On the one hand, I think what we learned from NYCFC’s 2017 season is that the team isn’t particularly deep. When the starting XI are healthy, great. But when injuries, international call-ups or yellow card accumulations reared their ugly heads, every NYCFC fan held their breath. And while that’s something that plagues most sides, it’s something that the off-season is the perfect opportunity to address.

Which begs the question, just what will next season look like? Who’s your next Designated Player now that Pirlo has retired to his vineyard? Who do you lose in the expansion draft in December? McNamara started his career in Los Angeles, does he continue it there? He certainly feels like a Bob Bradley kind of player. But so does RJ Allen, and defenders with MLS experience are a rare commodity.

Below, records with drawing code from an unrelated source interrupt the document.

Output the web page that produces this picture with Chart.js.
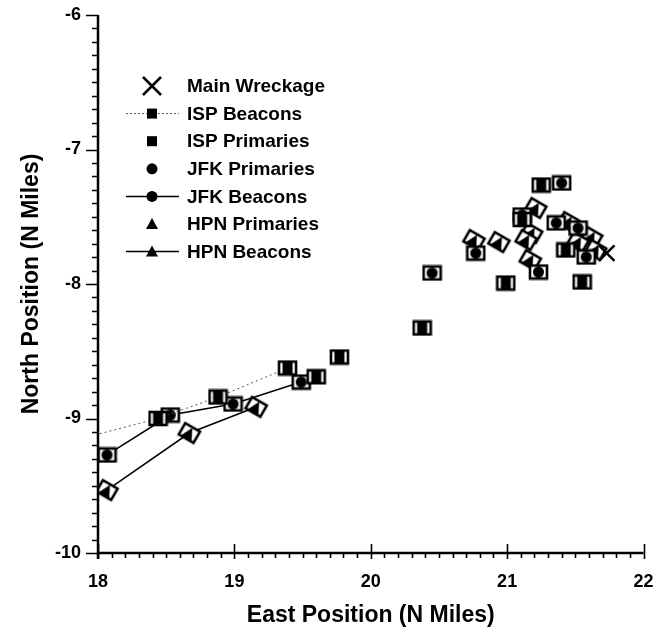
<!DOCTYPE html>
<html>
<head>
<meta charset="utf-8">
<script src="https://cdn.jsdelivr.net/npm/chart.js@4/dist/chart.umd.min.js"></script>
<style>
  body { margin: 0; background: #fff; }
  #wrap { width: 657px; height: 636px; }
</style>
</head>
<body>
<div id="wrap"><canvas id="chart" width="657" height="636"></canvas></div>
<script>
// tick labels
const xTicks = [18, 19, 20, 21, 22];
const yTicks = [-10, -9, -8, -7, -6];

// series values, [east, north]
const mainWreckage = [[21.73, -7.77]];
const ispBeacons = [[17.8, -9.17], [18.44, -9.0], [18.88, -8.84], [19.39, -8.625]];
const ispPrimaries = [[19.6, -8.69], [19.77, -8.543], [20.377, -8.327], [20.99, -7.993],
  [21.25, -7.264], [21.55, -7.985], [21.43, -7.747], [21.11, -7.52]];
const jfkPrimaries = [[20.45, -7.918], [20.77, -7.77], [21.11, -7.487], [21.4, -7.249],
  [21.36, -7.546], [21.52, -7.584], [21.58, -7.799], [21.23, -7.911]];
const jfkBeacons = [[18.066, -9.271], [18.53, -8.974], [18.99, -8.892], [19.49, -8.729]];
const hpnPrimaries = [[20.757, -7.673], [20.94, -7.688], [21.17, -7.822], [21.21, -7.435],
  [21.18, -7.621], [21.14, -7.673], [21.45, -7.539], [21.62, -7.651], [21.52, -7.688], [21.65, -7.747]];
const hpnBeacons = [[18.066, -9.532], [18.67, -9.108], [19.16, -8.914]];

const FONT = "'Liberation Sans', Arial, sans-serif";

function pts(arr) {
    return arr.map(p => ({ x: p[0], y: p[1] }));
}

// open box with a filled marker inside, as on the plotted tracks
function makeMarker(shape) {
    const c = document.createElement('canvas');
    c.width = 21; c.height = 17;
    const g = c.getContext('2d');
    g.fillStyle = '#fff';
    g.strokeStyle = '#000';
    g.lineWidth = 2.6;
    g.fillRect(2, 2, 17, 13);
    g.strokeRect(2, 2, 17, 13);
    g.fillStyle = '#000';
    g.beginPath();
    if (shape === 'rect') {
        g.rect(5.5, 3, 10, 11);
    } else if (shape === 'circle') {
        g.arc(10.5, 8.5, 5.5, 0, Math.PI * 2);
    } else {
        g.moveTo(10.5, 2.5); g.lineTo(16.5, 14.5); g.lineTo(4.5, 14.5); g.closePath();
    }
    g.fill();
    return c;
}

const squareMark = makeMarker('rect');
const circleMark = makeMarker('circle');
const triMark = makeMarker('triangle');

const datasets = [
    { label: 'Main Wreckage', data: pts(mainWreckage), showLine: false, pointStyle: 'crossRot',
      pointRadius: 11, borderColor: '#000', borderWidth: 2.5, legendShape: 'cross' },
    { label: 'ISP Beacons', data: pts(ispBeacons), showLine: true, pointStyle: squareMark,
      borderColor: '#555', borderWidth: 1, borderDash: [2, 3], clip: 0, legendShape: 'rect', legendLine: 'dot' },
    { label: 'ISP Primaries', data: pts(ispPrimaries), showLine: false, pointStyle: squareMark,
      legendShape: 'rect' },
    { label: 'JFK Primaries', data: pts(jfkPrimaries), showLine: false, pointStyle: circleMark,
      legendShape: 'circle' },
    { label: 'JFK Beacons', data: pts(jfkBeacons), showLine: true, pointStyle: circleMark,
      borderColor: '#000', borderWidth: 1.5, legendShape: 'circle', legendLine: 'solid' },
    { label: 'HPN Primaries', data: pts(hpnPrimaries), showLine: false, pointStyle: triMark,
      pointRotation: 30, legendShape: 'triangle' },
    { label: 'HPN Beacons', data: pts(hpnBeacons), showLine: true, pointStyle: triMark,
      pointRotation: 30, borderColor: '#000', borderWidth: 1.5, legendShape: 'triangle', legendLine: 'solid' }
];

// axes with tick marks and the in-plot legend
const decorPlugin = {
    id: 'decor',
    afterDraw(chart) {
        const ctx = chart.ctx;
        const xs = chart.scales.x, ys = chart.scales.y;
        const area = chart.chartArea;
        ctx.save();
        ctx.strokeStyle = '#000';
        ctx.lineCap = 'butt';

        // axis lines
        ctx.lineWidth = 2.5;
        ctx.beginPath();
        ctx.moveTo(area.left, area.top);
        ctx.lineTo(area.left, area.bottom + 6);
        ctx.moveTo(area.left - 1, area.bottom);
        ctx.lineTo(area.right, area.bottom);
        ctx.stroke();

        // x ticks
        ctx.lineWidth = 1.6;
        ctx.beginPath();
        for (let i = 0; i <= 40; i++) {
            const v = 18 + i / 10;
            const px = Math.round(xs.getPixelForValue(v)) + 0.5;
            if (i % 10 === 0) {
                ctx.moveTo(px, area.bottom - 9);
                ctx.lineTo(px, area.bottom + 6);
            } else {
                ctx.moveTo(px, area.bottom);
                ctx.lineTo(px, area.bottom + 5);
            }
        }
        // y ticks
        for (let i = 0; i <= 40; i++) {
            const v = -10 + i / 10;
            const py = Math.round(ys.getPixelForValue(v)) + 0.5;
            if (i % 10 === 0) {
                ctx.moveTo(area.left - 12, py);
                ctx.lineTo(area.left, py);
            } else {
                ctx.moveTo(area.left - 6, py);
                ctx.lineTo(area.left, py);
            }
        }
        ctx.stroke();

        // legend
        const mx = 152, tx = 187;
        let y = 86;
        ctx.font = 'bold 19px ' + FONT;
        ctx.textBaseline = 'middle';
        ctx.textAlign = 'left';
        chart.data.datasets.forEach(ds => {
            ctx.strokeStyle = '#000';
            if (ds.legendLine) {
                ctx.lineWidth = ds.legendLine === 'dot' ? 1 : 1.5;
                ctx.strokeStyle = ds.legendLine === 'dot' ? '#555' : '#000';
                ctx.setLineDash(ds.legendLine === 'dot' ? [2, 2] : []);
                ctx.beginPath();
                ctx.moveTo(mx - 26, y);
                ctx.lineTo(mx + 27, y);
                ctx.stroke();
                ctx.setLineDash([]);
            }
            ctx.fillStyle = '#000';
            ctx.strokeStyle = '#000';
            ctx.beginPath();
            if (ds.legendShape === 'cross') {
                ctx.lineWidth = 2.5;
                ctx.moveTo(mx - 9, y - 9); ctx.lineTo(mx + 9, y + 9);
                ctx.moveTo(mx + 9, y - 9); ctx.lineTo(mx - 9, y + 9);
                ctx.stroke();
            } else if (ds.legendShape === 'rect') {
                ctx.rect(mx - 5, y - 5, 10, 10);
                ctx.fill();
            } else if (ds.legendShape === 'circle') {
                ctx.arc(mx, y, 5.5, 0, Math.PI * 2);
                ctx.fill();
            } else {
                ctx.moveTo(mx, y - 6); ctx.lineTo(mx + 6, y + 5); ctx.lineTo(mx - 6, y + 5);
                ctx.closePath();
                ctx.fill();
            }
            ctx.fillText(ds.label, tx, y + 1);
            y += 27.6;
        });
        ctx.restore();
    }
};

new Chart(document.getElementById('chart'), {
    type: 'scatter',
    data: { datasets: datasets },
    options: {
        responsive: false,
        animation: false,
        layout: { padding: { top: 15, right: 12, left: 0, bottom: 0 } },
        elements: {
            point: { radius: 8, hoverRadius: 8, backgroundColor: '#000', borderColor: '#000' },
            line: { tension: 0 }
        },
        plugins: {
            legend: { display: false },
            tooltip: { enabled: false }
        },
        scales: {
            x: {
                type: 'linear', min: 18, max: 22,
                afterBuildTicks: s => { s.ticks = xTicks.map(v => ({ value: v })); },
                afterFit: s => { s.height = 83; s.paddingLeft = 0; s.paddingRight = 0; },
                grid: { display: false, drawTicks: false },
                border: { display: false },
                ticks: { color: '#000', padding: 18, font: { family: FONT, size: 18, weight: 'bold' } },
                title: { display: true, text: 'East Position (N Miles)', color: '#000',
                    padding: { top: 0, bottom: 7 }, font: { family: FONT, size: 23, weight: 'bold' } }
            },
            y: {
                type: 'linear', min: -10, max: -6,
                afterBuildTicks: s => { s.ticks = yTicks.map(v => ({ value: v })); },
                afterFit: s => { s.width = 98; s.paddingTop = 0; s.paddingBottom = 0; },
                grid: { display: false, drawTicks: false },
                border: { display: false },
                ticks: { color: '#000', padding: 17, font: { family: FONT, size: 18, weight: 'bold' } },
                title: { display: true, text: 'North Position (N Miles)', color: '#000',
                    padding: { top: 18, bottom: 0 }, font: { family: FONT, size: 23, weight: 'bold' } }
            }
        }
    },
    plugins: [decorPlugin]
});
</script>
</body>
</html>
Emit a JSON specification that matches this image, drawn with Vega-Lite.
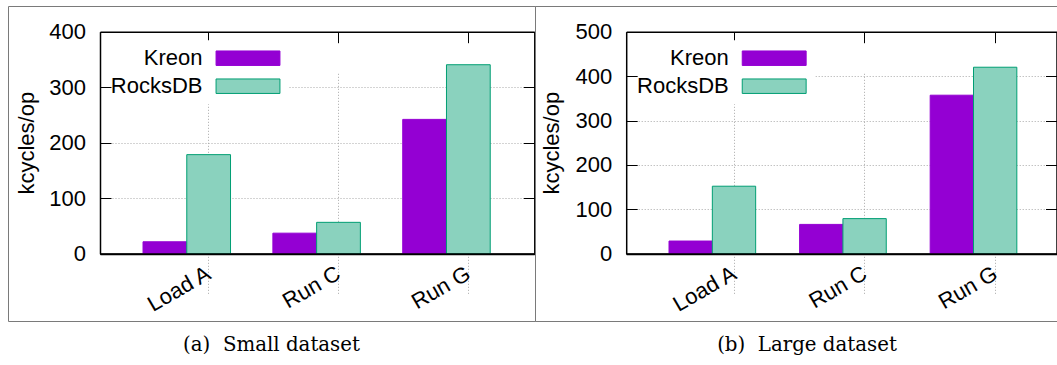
{
  "$schema": "https://vega.github.io/schema/vega-lite/v6.json",
  "padding": {"left": 7, "top": 5, "right": 0, "bottom": 0},
  "background": "white",
  "datasets": {
    "small": [
      {"workload": "Load A", "db": "Kreon", "kcycles": 21.5},
      {"workload": "Load A", "db": "RocksDB", "kcycles": 178.5},
      {"workload": "Run C", "db": "Kreon", "kcycles": 37},
      {"workload": "Run C", "db": "RocksDB", "kcycles": 56.5},
      {"workload": "Run G", "db": "Kreon", "kcycles": 242},
      {"workload": "Run G", "db": "RocksDB", "kcycles": 340.5}
    ],
    "large": [
      {"workload": "Load A", "db": "Kreon", "kcycles": 28.5},
      {"workload": "Load A", "db": "RocksDB", "kcycles": 152},
      {"workload": "Run C", "db": "Kreon", "kcycles": 66},
      {"workload": "Run C", "db": "RocksDB", "kcycles": 79},
      {"workload": "Run G", "db": "Kreon", "kcycles": 357},
      {"workload": "Run G", "db": "RocksDB", "kcycles": 420}
    ]
  },
  "config": {
    "view": {"stroke": "#7a7a7a", "strokeWidth": 1},
    "font": "Liberation Sans",
    "axis": {
      "domainColor": "black",
      "domainWidth": 1.5,
      "tickColor": "black",
      "tickWidth": 1,
      "labelColor": "black",
      "labelFont": "Liberation Sans",
      "labelFontSize": 22,
      "titleFont": "Liberation Sans",
      "titleFontSize": 22,
      "titleFontWeight": "normal",
      "titleColor": "black",
      "gridColor": "#a8a8a8",
      "gridDash": [1, 2],
      "gridWidth": 1,
      "labelOverlap": false,
      "labelFlush": false
    }
  },
  "spacing": 0,
  "bounds": "flush",
  "resolve": {
    "scale": {"x": "independent", "y": "independent", "xOffset": "independent", "color": "independent", "stroke": "independent"},
    "legend": {"color": "independent", "stroke": "independent"}
  },
  "hconcat": [
    {
      "width": 527,
      "height": 315,
      "data": {"name": "small"},
      "title": {"text": "(a)\u00a0 Small dataset", "orient": "bottom", "anchor": "middle", "frame": "group", "baseline": "alphabetic", "offset": 30, "font": "DejaVu Serif", "fontSize": 19.8, "fontWeight": "normal", "color": "black"},
      "layer": [
        {
          "mark": {"type": "bar", "strokeWidth": 1},
          "encoding": {
            "x": {"field": "workload", "type": "nominal", "sort": ["Load A", "Run C", "Run G"],
              "scale": {"range": [92, 526.3], "paddingInner": 0.3262, "paddingOuter": 0.3354, "align": 0.494},
              "axis": {"orient": "bottom", "offset": -67.3, "title": null, "bandPosition": 0.75, "labelAngle": -30, "labelAlign": "right", "labelBaseline": "top", "labelOffset": 17, "labelPadding": 20, "tickSize": -11, "grid": true, "zindex": 0}},
            "xOffset": {"field": "db", "sort": ["Kreon", "RocksDB"], "scale": {"paddingInner": 0, "paddingOuter": 0}},
            "y": {"field": "kcycles", "type": "quantitative",
              "scale": {"domain": [0, 400], "range": [247.7, 25.7], "nice": false},
              "axis": {"orient": "left", "offset": -92, "values": [0, 100, 200, 300, 400], "title": "kcycles/op", "tickSize": -11, "labelPadding": 25.5, "titlePadding": 10, "grid": true, "zindex": 0}},
            "color": {"field": "db", "type": "nominal",
              "scale": {"domain": ["Kreon", "RocksDB"], "range": ["#9400d3", "#8ad2be"]},
              "legend": {"orient": "none", "legendX": 104, "legendY": 34.2, "title": null, "direction": "vertical", "labelFont": "Liberation Sans", "labelFontSize": 22, "labelColor": "black", "labelAlign": "right", "labelOffset": -56.5, "symbolOffset": 118, "symbolType": "M-4.41,-1H4.41V1H-4.41Z", "symbolSize": 210, "symbolStrokeWidth": 1, "rowPadding": 6, "padding": 7, "fillColor": "white", "labelLimit": 0, "zindex": 1}},
            "stroke": {"field": "db", "type": "nominal",
              "scale": {"domain": ["Kreon", "RocksDB"], "range": ["#9400d3", "#009e73"]},
              "legend": {"orient": "none", "legendX": 104, "legendY": 34.2, "title": null, "direction": "vertical", "labelFont": "Liberation Sans", "labelFontSize": 22, "labelColor": "black", "labelAlign": "right", "labelOffset": -56.5, "symbolOffset": 118, "symbolType": "M-4.41,-1H4.41V1H-4.41Z", "symbolSize": 210, "symbolStrokeWidth": 1, "rowPadding": 6, "padding": 7, "fillColor": "white", "labelLimit": 0, "zindex": 1}}
          }
        },
        {
          "mark": {"type": "point", "opacity": 0},
          "encoding": {
            "x": {"field": "workload", "type": "nominal", "sort": ["Load A", "Run C", "Run G"],
              "axis": {"orient": "top", "offset": -25.7, "bandPosition": 0.75, "labels": false, "title": null, "tickSize": -11, "grid": false, "zindex": 1}},
            "y": {"field": "kcycles", "type": "quantitative",
              "axis": {"orient": "right", "offset": -0.7, "labels": false, "title": null, "values": [0, 100, 200, 300, 400], "tickSize": -11, "grid": false, "zindex": 1}}
          }
        },
        {
          "mark": {"type": "point", "opacity": 0},
          "encoding": {
            "x": {"field": "workload", "type": "nominal", "sort": ["Load A", "Run C", "Run G"],
              "axis": {"orient": "bottom", "offset": -67.3, "labels": false, "ticks": false, "title": null, "grid": false, "domainWidth": 2, "zindex": 1}}
          }
        }
      ],
      "resolve": {"axis": {"x": "independent", "y": "independent"}}
    },
    {
      "width": 522,
      "height": 315,
      "data": {"name": "large"},
      "title": {"text": "(b)\u00a0 Large dataset", "orient": "bottom", "anchor": "middle", "frame": "group", "baseline": "alphabetic", "offset": 30, "dx": 11, "font": "DejaVu Serif", "fontSize": 19.8, "fontWeight": "normal", "color": "black"},
      "layer": [
        {
          "mark": {"type": "bar", "strokeWidth": 1},
          "encoding": {
            "x": {"field": "workload", "type": "nominal", "sort": ["Load A", "Run C", "Run G"],
              "scale": {"range": [91.2, 522], "paddingInner": 0.3364, "paddingOuter": 0.3177, "align": 0.516},
              "axis": {"orient": "bottom", "offset": -67.3, "title": null, "bandPosition": 0.75, "labelAngle": -30, "labelAlign": "right", "labelBaseline": "top", "labelOffset": 17, "labelPadding": 20, "tickSize": -11, "grid": true, "zindex": 0}},
            "xOffset": {"field": "db", "sort": ["Kreon", "RocksDB"], "scale": {"paddingInner": 0, "paddingOuter": 0}},
            "y": {"field": "kcycles", "type": "quantitative",
              "scale": {"domain": [0, 500], "range": [247.7, 25.7], "nice": false},
              "axis": {"orient": "left", "offset": -91.2, "values": [0, 100, 200, 300, 400, 500], "title": "kcycles/op", "tickSize": -11, "labelPadding": 25.5, "titlePadding": 11, "grid": true, "zindex": 0}},
            "color": {"field": "db", "type": "nominal",
              "scale": {"domain": ["Kreon", "RocksDB"], "range": ["#9400d3", "#8ad2be"]},
              "legend": {"orient": "none", "legendX": 103.2, "legendY": 34.2, "title": null, "direction": "vertical", "labelFont": "Liberation Sans", "labelFontSize": 22, "labelColor": "black", "labelAlign": "right", "labelOffset": -56.5, "symbolOffset": 118, "symbolType": "M-4.41,-1H4.41V1H-4.41Z", "symbolSize": 210, "symbolStrokeWidth": 1, "rowPadding": 6, "padding": 7, "fillColor": "white", "labelLimit": 0, "zindex": 1}},
            "stroke": {"field": "db", "type": "nominal",
              "scale": {"domain": ["Kreon", "RocksDB"], "range": ["#9400d3", "#009e73"]},
              "legend": {"orient": "none", "legendX": 103.2, "legendY": 34.2, "title": null, "direction": "vertical", "labelFont": "Liberation Sans", "labelFontSize": 22, "labelColor": "black", "labelAlign": "right", "labelOffset": -56.5, "symbolOffset": 118, "symbolType": "M-4.41,-1H4.41V1H-4.41Z", "symbolSize": 210, "symbolStrokeWidth": 1, "rowPadding": 6, "padding": 7, "fillColor": "white", "labelLimit": 0, "zindex": 1}}
          }
        },
        {
          "mark": {"type": "point", "opacity": 0},
          "encoding": {
            "x": {"field": "workload", "type": "nominal", "sort": ["Load A", "Run C", "Run G"],
              "axis": {"orient": "top", "offset": -25.7, "bandPosition": 0.75, "labels": false, "title": null, "tickSize": -11, "grid": false, "zindex": 1}},
            "y": {"field": "kcycles", "type": "quantitative",
              "axis": {"orient": "right", "offset": -0.5, "labels": false, "title": null, "values": [0, 100, 200, 300, 400, 500], "tickSize": -11, "grid": false, "zindex": 1}}
          }
        },
        {
          "mark": {"type": "point", "opacity": 0},
          "encoding": {
            "x": {"field": "workload", "type": "nominal", "sort": ["Load A", "Run C", "Run G"],
              "axis": {"orient": "bottom", "offset": -67.3, "labels": false, "ticks": false, "title": null, "grid": false, "domainWidth": 2, "zindex": 1}}
          }
        }
      ],
      "resolve": {"axis": {"x": "independent", "y": "independent"}}
    }
  ]
}
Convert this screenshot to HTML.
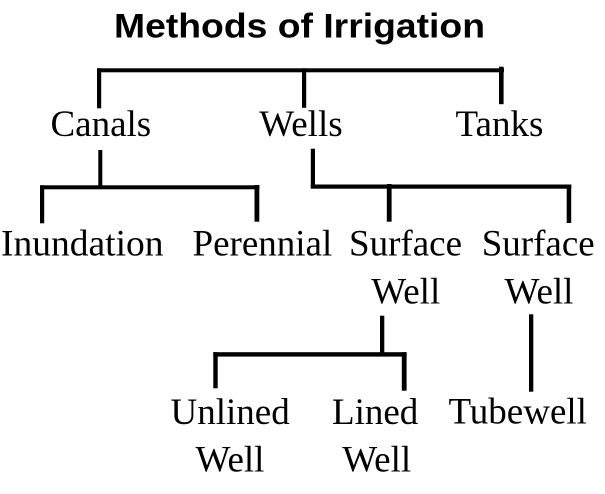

And look at all the players that transfermarkt.com says will be out of contract on New Year’s Eve: Frederic Brilliant, Ethan White, Ronald Matarrita, Ben Sweat, RJ Allen, Kwame Awuah, Yangel Hererra, Mikey Lopez, James Sands, Miguel Camargo, John Stertzer, Rodney Wallace, Tommy McNamara, Khiry Shelton, Jonathan Lewis and Ugo Okoli. Now, I’ve heard rumblings that this list is inaccurate, and with MLS’, ahem, curious approach to contracts, that’s entirely possible. But that said, there are just enough guys on it that made a big impact on NYCFC’s 2017 season to make anyone who follows the side a bit nervous.

Nervous like they were during that final playoff match in the Bronx. Which, in many respects, was probably the best metaphor for the season after all. There was progress, but not enough progress. Success, but a success that still leaves a hollow feeling. Something to build upon, but with whom?